I'm going to find a way to put all her poems on display, to remind us how lucky we were that she loved us.
O
Christmas
cards
here you come again
resurrected
from the recycling bin
to decorate our living rooms
like flocks of small birds
that flit and light and swoop
among the winter trees
irrepressibly alive and full of cheer
such fragile wings to carry so much love
welcome
back
There are also notes from me through the years, trying to hang onto the day. Xmas 86, Sam, who was two, pulled all the decorations he could reach off the tree; Anna got a purple unicorn. My parents and Uncle Edgar were here. Dad died two years later, my uncle in 1997, Mum on Christmas day, 2012.
In 1992, a note from Sam, now a child of divorce: Dear Santa, I hope you have lots of fun. Please remember to come to my dad's house. Love Sam and Anna. PS They are for you. (a picture of cookies and milk.)
I think I've posted before, but here it is again, a note that year from Anna, who was eleven: Dear Santa: Hope you like Coke and Oreos and bananas. The clementines and apples are for your reindeer, the one extra is for your wife. I hope that as you make presents for the children, you don't forget your wife. If you don't have anything, you can give my present to her. Do you feel as I do that Christmas is becoming more and more commercialized, even your self. Love, from Anna Dobie. PS I still believe in you.
Is there any surprise she grew up to be a social justice warrior? The joy is that Santa wrote back, in her dad's handwriting, saying that oranges do not agree with the deer and not to worry about Mrs.
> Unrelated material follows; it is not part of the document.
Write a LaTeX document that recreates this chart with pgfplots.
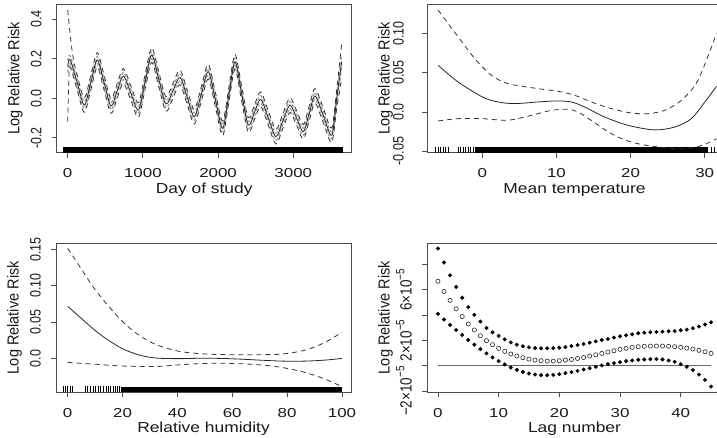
\documentclass[border=0pt]{standalone}
\usepackage{pgfplots}
\pgfplotsset{compat=1.18}
\usepackage{pgfplotstable}
\usepackage{graphicx}
\usepackage{fontspec}
\setmainfont{Liberation Sans}
\newfontfamily\tickfont{Liberation Sans}[FakeStretch=1.3]
\newfontfamily\labfont{Liberation Sans}[FakeStretch=1.2]
\newcommand\vs[1]{\scalebox{1}[1.2]{#1}}
\newcommand\sexp[1]{\raisebox{0.45em}{\fontsize{10bp}{11bp}\selectfont #1}}
\definecolor{ink}{gray}{0.1}
\definecolor{frame}{gray}{0.3}

% Panel 1: day of study
\pgfplotstableread{
d c hi lo
0 0.160 0.190 0.130
31 0.197 0.215 0.179
126 0.080 0.098 0.062
221 -0.034 -0.016 -0.052
308 0.080 0.098 0.062
394 0.194 0.212 0.176
485 0.078 0.096 0.060
576 -0.039 -0.021 -0.057
658 0.037 0.055 0.019
740 0.113 0.131 0.095
840 0.027 0.045 0.009
940 -0.059 -0.041 -0.077
1028 0.080 0.098 0.062
1117 0.219 0.237 0.201
1212 0.095 0.113 0.077
1307 -0.029 -0.011 -0.047
1400 0.038 0.056 0.020
1494 0.106 0.124 0.088
1589 0.006 0.024 -0.012
1684 -0.093 -0.075 -0.111
1777 0.021 0.039 0.003
1870 0.135 0.153 0.117
1965 -0.008 0.010 -0.026
2061 -0.152 -0.134 -0.170
2143 0.016 0.034 -0.002
2225 0.185 0.203 0.167
2313 0.025 0.043 0.007
2402 -0.135 -0.117 -0.153
2485 -0.070 -0.052 -0.088
2567 -0.005 0.013 -0.023
2668 -0.100 -0.082 -0.118
2770 -0.194 -0.176 -0.212
2863 -0.114 -0.096 -0.132
2957 -0.034 -0.016 -0.052
3045 -0.100 -0.082 -0.118
3134 -0.169 -0.151 -0.187
3211 -0.078 -0.060 -0.096
3289 0.012 0.030 -0.006
3400 -0.087 -0.069 -0.105
3511 -0.186 -0.168 -0.204
3578 0.000 0.020 -0.020
3644 0.185 0.215 0.155
}\dayC
\pgfplotstableread{
d v
0 0.447
40 0.300
75 0.200
126 0.117
221 0.003
308 0.117
394 0.231
485 0.115
576 -0.002
658 0.074
740 0.150
840 0.064
940 -0.022
1028 0.117
1117 0.256
1212 0.132
1307 0.008
1400 0.075
1494 0.143
1589 0.043
1684 -0.056
1777 0.058
1870 0.172
1965 0.029
2061 -0.115
2143 0.053
2225 0.222
2313 0.062
2402 -0.098
2485 -0.033
2567 0.032
2668 -0.063
2770 -0.157
2863 -0.077
2957 0.003
3045 -0.063
3134 -0.132
3211 -0.041
3289 0.049
3400 -0.050
3511 -0.149
3578 0.045
3644 0.278
}\dayHi
\pgfplotstableread{
d v
0 -0.118
15 0.090
31 0.160
126 0.043
221 -0.071
308 0.043
394 0.157
485 0.041
576 -0.076
658 0.000
740 0.076
840 -0.010
940 -0.096
1028 0.043
1117 0.182
1212 0.058
1307 -0.066
1400 0.001
1494 0.069
1589 -0.031
1684 -0.130
1777 -0.016
1870 0.098
1965 -0.045
2061 -0.189
2143 -0.021
2225 0.148
2313 -0.012
2402 -0.172
2485 -0.107
2567 -0.042
2668 -0.137
2770 -0.231
2863 -0.151
2957 -0.071
3045 -0.137
3134 -0.206
3211 -0.115
3289 -0.025
3400 -0.124
3511 -0.223
3578 -0.050
3644 0.100
}\dayLo

% Panel 4: lag
\pgfplotstableread{
lag up mid lo
0 9.27 6.68 4.11
1 8.16 5.88 3.66
2 7.15 5.17 3.23
3 6.23 4.50 2.83
4 5.38 3.89 2.44
5 4.64 3.31 2.04
6 4.03 2.83 1.67
7 3.50 2.38 1.32
8 2.99 1.99 0.98
9 2.65 1.67 0.66
10 2.36 1.38 0.37
11 2.09 1.14 0.11
12 1.85 0.93 -0.13
13 1.67 0.77 -0.32
14 1.54 0.64 -0.48
15 1.46 0.53 -0.61
16 1.40 0.45 -0.69
17 1.38 0.40 -0.74
18 1.38 0.37 -0.74
19 1.40 0.37 -0.72
20 1.43 0.40 -0.66
21 1.48 0.45 -0.58
22 1.56 0.50 -0.50
23 1.64 0.58 -0.40
24 1.72 0.66 -0.29
25 1.83 0.77 -0.19
26 1.93 0.87 -0.08
27 2.04 0.98 0.03
28 2.12 1.09 0.13
29 2.23 1.19 0.21
30 2.33 1.30 0.29
31 2.41 1.38 0.37
32 2.49 1.46 0.42
33 2.57 1.51 0.48
34 2.62 1.54 0.50
35 2.65 1.56 0.53
36 2.68 1.56 0.53
37 2.70 1.56 0.50
38 2.73 1.54 0.42
39 2.75 1.51 0.32
40 2.81 1.46 0.13
41 2.86 1.40 -0.08
42 2.97 1.32 -0.34
43 3.10 1.22 -0.69
44 3.26 1.11 -1.11
45 3.44 0.98 -1.64
}\lagT

\pgfplotsset{
  rplot/.style={
    scale only axis, width=295bp, height=148.7bp,
    axis line style={frame, line width=0.8bp},
    tick style={frame, line width=0.8bp},
    tick align=outside, major tick length=5bp,
    xtick pos=bottom, ytick pos=left,
    xticklabel style={font=\tickfont\fontsize{13bp}{15bp}\selectfont, text=ink, anchor=north, inner sep=0pt},
    xticklabel shift=11bp,
    yticklabel style={font=\fontsize{12.5bp}{14bp}\selectfont, text=ink, rotate=90, anchor=south, inner sep=0pt},
    yticklabel shift=10bp,
    every axis x label/.style={at={(axis description cs:0.5,0)}, anchor=base, font=\labfont\fontsize{14.5bp}{16bp}\selectfont, text=ink, inner sep=0pt, yshift=-40.6bp},
    every axis y label/.style={at={(axis description cs:-0.1407,0.5)}, anchor=center, rotate=90, font=\fontsize{14.5bp}{16bp}\selectfont, text=ink, inner sep=0pt},
    ylabel={\scalebox{1}[1.1]{Log Relative Risk}},
  },
  ctr/.style={black!85, line width=0.8bp, smooth},
  band/.style={black!80, line width=0.8bp, smooth, dash pattern=on 5bp off 4bp},
  rug/.style={only marks, mark=|, mark size=3bp, mark options={black, line width=0.5bp}},
}

\begin{document}
\begin{tikzpicture}
\useasboundingbox (0,0) rectangle (717bp,-438bp);
\clip (0,0) rectangle (717bp,-438bp);

% ---------- Panel 1 ----------
\begin{axis}[rplot, at={(56.7bp,-4bp)}, anchor=north west,
  xmin=-146, xmax=3777, ymin=-0.275, ymax=0.477,
  xtick={0,1000,2000,3000}, xticklabels={0,1000,2000,3000},
  ytick={-0.2,0,0.2,0.4}, yticklabels={\vs{-0.2},\vs{0.0},\vs{0.2},\vs{0.4}},
  xlabel={Day of study}]
\addplot[fill=black, draw=none] coordinates {(-60,-0.275) (3660,-0.275) (3660,-0.245) (-60,-0.245)} -- cycle;
\addplot[gray!70, line width=1.4bp, smooth, dash pattern=on 3bp off 2bp] table[x=d, y=hi] {\dayC};
\addplot[gray!70, line width=1.4bp, smooth, dash pattern=on 3bp off 2bp] table[x=d, y=lo] {\dayC};
\addplot[band] table[x=d, y=v] {\dayHi};
\addplot[band] table[x=d, y=v] {\dayLo};
\addplot[ctr] table[x=d, y=c] {\dayC};
\end{axis}

% ---------- Panel 2 ----------
\begin{axis}[rplot, at={(427bp,-4bp)}, anchor=north west,
  xmin=-7.47, xmax=32.34, ymin=-0.0519, ymax=0.1377,
  xtick={0,10,20,30}, xticklabels={0,10,20,30},
  ytick={-0.05,0,0.05,0.1}, yticklabels={\vs{-0.05},\vs{0.0},\vs{0.05},\vs{0.10}},
  yticklabel shift=18bp,
  xlabel={Mean temperature}]
\addplot[fill=black, draw=none] coordinates {(-1.0,-0.0519) (30.5,-0.0519) (30.5,-0.0442) (-1.0,-0.0442)} -- cycle;
\addplot[rug] coordinates {(-6.34,-0.048) (-5.98,-0.048) (-5.62,-0.048) (-5.31,-0.048) (-4.99,-0.048) (-4.63,-0.048) (-3.28,-0.048) (-2.92,-0.048) (-2.61,-0.048) (-2.29,-0.048) (-1.93,-0.048) (-1.62,-0.048) (-1.26,-0.048) (30.9,-0.048) (31.3,-0.048)};
\addplot[band] coordinates {(-5.98,0.130) (-3.28,0.0959) (-1.03,0.0682) (1.21,0.0469) (3.46,0.0362) (7.5,0.0298) (10.2,0.0264) (12.46,0.0213) (14.7,0.0128) (17.4,0.0043) (20.1,-0.0013) (22.36,-0.0021) (24.6,0.0021) (26.86,0.0149) (29.1,0.0405) (31.6,0.1001)};
\addplot[band] coordinates {(-5.98,-0.0115) (-3.28,-0.0085) (0,-0.0085) (3.46,-0.0105) (6.6,-0.0043) (9.3,0.0021) (11.56,0.0034) (12.9,0.0) (14.7,-0.0107) (17.4,-0.0277) (20.1,-0.0383) (22.8,-0.0435) (25.96,-0.0469) (28.2,-0.046) (30.0,-0.0413) (31.6,-0.0341)};
\addplot[ctr] coordinates {(-5.98,0.0596) (-3.28,0.0383) (0,0.0192) (2.11,0.0128) (4.36,0.0107) (7.5,0.0128) (10,0.0141) (12.0,0.0128) (13.8,0.0064) (16.5,-0.0064) (19.66,-0.017) (23.2,-0.0228) (25.96,-0.0192) (28.2,-0.0085) (30.2,0.0149) (31.6,0.0328)};
\end{axis}

% ---------- Panel 3 ----------
\begin{axis}[rplot, at={(56bp,-243.3bp)}, anchor=north west,
  xmin=-4.25, xmax=103.3, ymin=-0.0462, ymax=0.1583,
  xtick={0,20,40,60,80,100}, xticklabels={0,20,40,60,80,100},
  ytick={0,0.05,0.1,0.15}, yticklabels={\vs{0.0},\vs{0.05},\vs{0.10},\vs{0.15}},
  xlabel={Relative humidity}]
\addplot[fill=black, draw=none] coordinates {(19.6,-0.0462) (100,-0.0462) (100,-0.0388) (19.6,-0.0388)} -- cycle;
\addplot[rug] coordinates {(-1.5,-0.0425) (-0.8,-0.0425) (0,-0.0425) (1.0,-0.0425) (1.8,-0.0425) (6.3,-0.0425) (7.1,-0.0425) (8.1,-0.0425) (9.3,-0.0425) (10.2,-0.0425) (11.1,-0.0425) (12.0,-0.0425) (12.9,-0.0425) (13.9,-0.0425) (14.8,-0.0425) (15.7,-0.0425) (16.6,-0.0425) (17.4,-0.0425) (18.0,-0.0425) (18.7,-0.0425)};
\addplot[band] coordinates {(0,0.1514) (4.47,0.1260) (9.31,0.0983) (14.15,0.0753) (20.2,0.0499) (26.2,0.0314) (32.3,0.0189) (40.7,0.0097) (50.4,0.0060) (60.0,0.0051) (69.7,0.0051) (78.2,0.0060) (86.7,0.0115) (93.9,0.0222) (100,0.0360)};
\addplot[band] coordinates {(0,-0.0055) (9.31,-0.0078) (20.2,-0.0105) (32.3,-0.0111) (40.7,-0.0088) (50.4,-0.0069) (60.0,-0.0069) (69.7,-0.0088) (78.2,-0.0125) (86.7,-0.0194) (93.9,-0.0286) (100,-0.0388)};
\addplot[ctr] coordinates {(0,0.0716) (4.47,0.0568) (9.31,0.0406) (14.15,0.0268) (20.2,0.0129) (26.2,0.0046) (32.3,0.0005) (40.7,-0.0003) (50.4,0.0003) (60.0,-0.0005) (69.7,-0.0023) (78.2,-0.0037) (86.7,-0.0037) (93.9,-0.0023) (100,0.0)};
\end{axis}

% ---------- Panel 4 ----------
\begin{axis}[rplot, at={(427bp,-243.3bp)}, anchor=north west,
  xmin=-1.8, xmax=46.8, ymin=-2.07, ymax=9.68,
  xtick={0,10,20,30,40}, xticklabels={0,10,20,30,40},
  ytick={-2,0,2,4,6,8},
  yticklabel style={font=\fontsize{13.5bp}{15bp}\selectfont},
  yticklabels={\vs{−2×10\sexp{−5}},,\vs{2×10\sexp{−5}},,\vs{6×10\sexp{−5}},},
  xlabel={Lag number}]
\addplot[gray!80!black, line width=0.7bp] coordinates {(0,0) (45,0)};
\addplot[only marks, mark=*, mark size=1.8bp, mark options={black, fill=black}] table[x=lag, y=up] {\lagT};
\addplot[only marks, mark=o, mark size=2.1bp, mark options={black!85, line width=0.6bp}] table[x=lag, y=mid] {\lagT};
\addplot[only marks, mark=*, mark size=1.8bp, mark options={black, fill=black}] table[x=lag, y=lo] {\lagT};
\end{axis}
\end{tikzpicture}
\end{document}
Claus. Christmas is never too commercialized with wonderful caring people in the world like you. Love, Santa
2016, Wayson was with us, as latterly he often was. The other day I saw someone who looked like him and bent over, stabbed with the sharpest of heart pains. He died in 2019. That year, I wrote, Ben, forbidden to touch the hot oven, going over repeatedly to touch it, looking at us with a big smile.
Another warrior of a different kind. Also no surprise there.
So a few tears, and now, onward. We were expecting a huge snowstorm that didn't come, at least not yet. Unlike much of our battered world, I and all my loved ones, family and friends, are warm and dry. We are relatively safe, though of course danger, of one kind or another, is always around the corner.
Peace on earth. Let's dream and hold up a light against the dark. As Patsy did.